I found this site while looking for a manual online. Mine's back in Michigan. I'm trying to recall how the Comb & Perms operates. Mine still functions and I've got the case and, as I said, manual at home. At Michigan, it got me thru pre-calculus, 3 terms of calculus, physics (really worked there and the equations are still in it), diffy Q, linear algebra, and discrete math.

I've got a 48S but this guy's still the worker bee.

#4 Les said...
02-Jan-14 10:35 PM

My favorite calculator of all time! I have owned and used countless calculators (including an HP-55, HP-32 and my first calculator a TI SR-10 which I bought back in 1972), but this is my all time favorite for practical everyday use. For me the HP solver function is the key reason, allowing me to enter and use all my commonly used formulas. It sits on my desk and has been my go to Calculator since the early 90's!

#5 Brett said...
27-Nov-14 4:26 PM

Agree with the article and Les, especially on the solver. I managed to program mine to compute the Erlang-B function for telephony traffic analysis - it's slow and it seems to chew through batteries doing that but it works.

#6 Don said...
10-Feb-16 7:26 PM

I too bought this calculator in 1988 for college. It is my all time favorite. Never been surpassed in my opinion. I still have it, the case and manual. All in mint condition. I would never sell mine even though I use my iPhone as a calculator these days.

I too am a software dude. Since 1987.

#7 Mark Vassallo said...
22-Sep-16 5:05 AM

I purchased this calculator in 1988, during my last year in college. I studied the manual from cover to cover and used it in the field every day until, after many hard knocks, it died on me 12 years later. By this time it was no longer available and I was forced to settle for an HP-17BII which still sits on my desk and gets daily use. In 2014 I managed to purchase a 'good as new' HP-27S through eBay for $70. It has pride of place on my office desk and using it makes me feel like a college kid again.

#8 Joe Edwards said...
06-Dec-16 1:21 PM

I also purchased the 27s back in 1988 during my (first) time in college. I lost it in the late 1990s. Luckily, I was able to buy a Like New 27s about two weeks ago and I am in love, all over again, with this calculator. I use it more than my HP 42s and HP 32s calculators.

#9 Mark Vassallo said...
19-Jan-17 8:14 AM

I recently discovered that you can stop battery drain by pausing the clock.

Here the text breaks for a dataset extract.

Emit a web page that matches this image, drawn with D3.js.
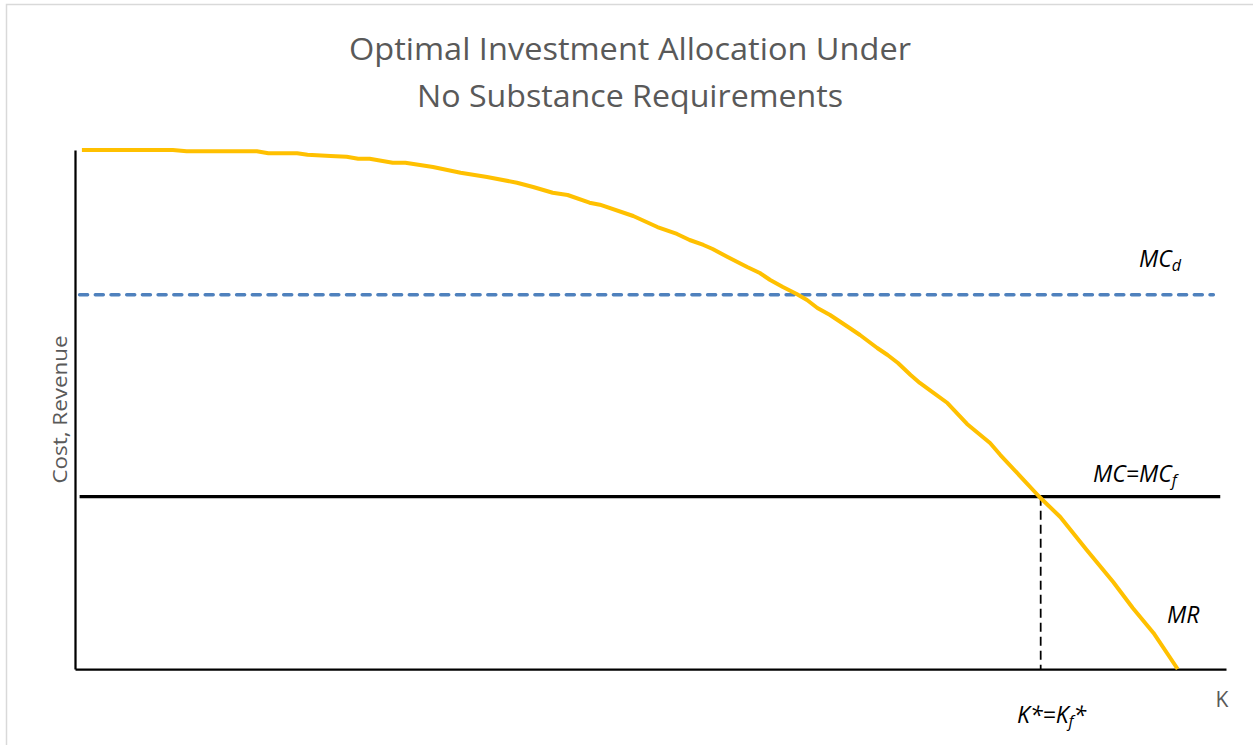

The following button sequence on the HP-27S, HP-17B, and HP-17BII activates deep sleep mode. Bottom left, upper right, bottom right keys.

Some of functions, like beep off, need to be reset after you switch the calculator on again. I wish I knew this back in 1988. It would have saved me a few battery changes over the years.

#10 Graeme Anderson said...
30-May-18 7:34 AM

I have a 17B that I purchased at Singapore Airport in 1988. When I saw it was not RPN I would have thrown it out the plane window if I could have wound it down. But I soon came to love it, particularly the solver feature, and still use it regularly. Definitely the best calculator I have ever laid my hands on!

#11 Jochen Schindel said...
10-Dec-18 6:37 AM

Yes, I bought a 27S in 1988 and never bought another since. There's just never been anything better. After my training I started my technical career with this calculator and I still use it almost every day. The versatility, simplicity and timeless sober functional design is still unmatched today. It is so integrated into my everyday life that 5 years ago, for fear it might not work any more, I looked for a used second 27S in good condition and bought it at an auction. The second one is now well kept waiting for his replacement but I have the impression that my first one will not give up for a long time. And in order to make this everyday hero immortal, I would like to see a detailed, fully functional smart phone app as a virtual mirror image, just as it has already been developed for design icons such as the very beautiful Braun ET55, which is only equipped with basic functions, so that we can still enjoy it in the coming decades, while the mortal remains of the real pocket calculator can rest in the museum at some point deservedly.